Section 75T extends to attempts to remedy or restrain breaches of the Act in respect of a critical infrastructure project (including its declaration as either a project to which Part 3A applies or a critical infrastructure project); the enforcement of conditions of approval; and attempts to remedy or restrain breaches of other Acts, where some form of authorisation had to be obtained (such as an environment protection licence).

Conclusion

The removal of certainty, consistency, and accountability from the planning process with respect to major projects is unlikely to result in better decisions. Part 3A inherently admits that there will be controversy surrounding many of these developments and then sidelines the objectors, rather than properly engaging with them. There has been a move towards a discretionary, technocratic form of decision making that places little value on local knowledge or concerns.

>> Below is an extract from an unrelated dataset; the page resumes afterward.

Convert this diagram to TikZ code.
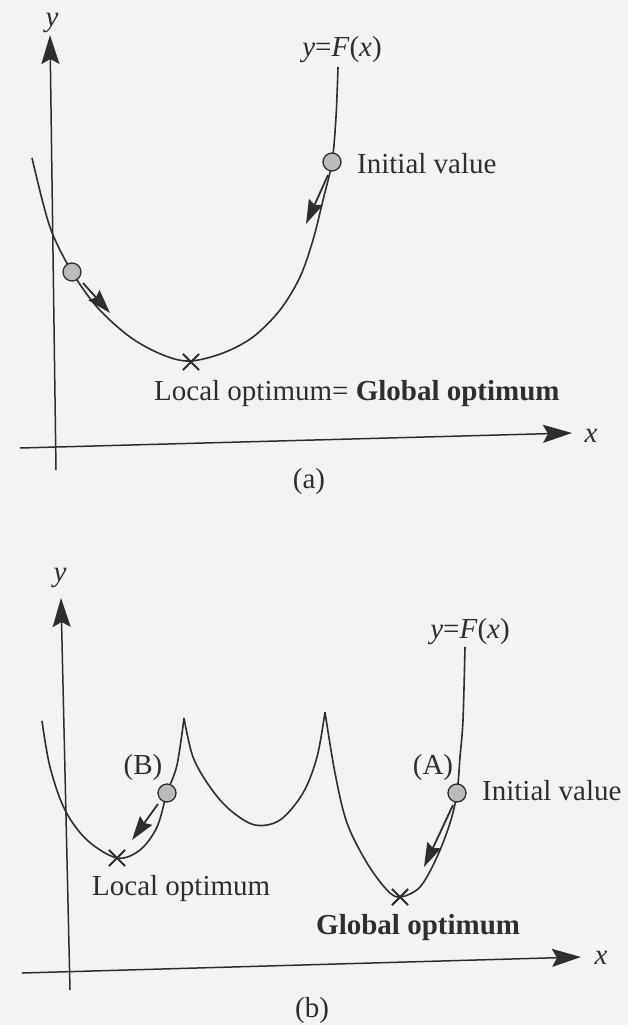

The limited capacity for members of the community, or even other environmental agencies, to have their voice heard and the reduced rights to seek justice in the Land and Environment Court also suggest that the NSW Government considers that development ranks ahead of the environment, whether that development is sustainable or not.

References

  1. Written by Ian Ratcliff of the Environmental Defenders Office (NSW) and updated by Jessica Wood and Sue Higginson of EDO NSW Northern Rivers for the purpose of the Far North Coast Law Society's Annual CLE 23-24 February 2007.
  2. This applies where a public authority is the proponent, or the project is a critical infrastructure project or a mining or petroleum production project.
  3. But note that the exceptions do not specifically mention reports by a panel of officers under s.75G.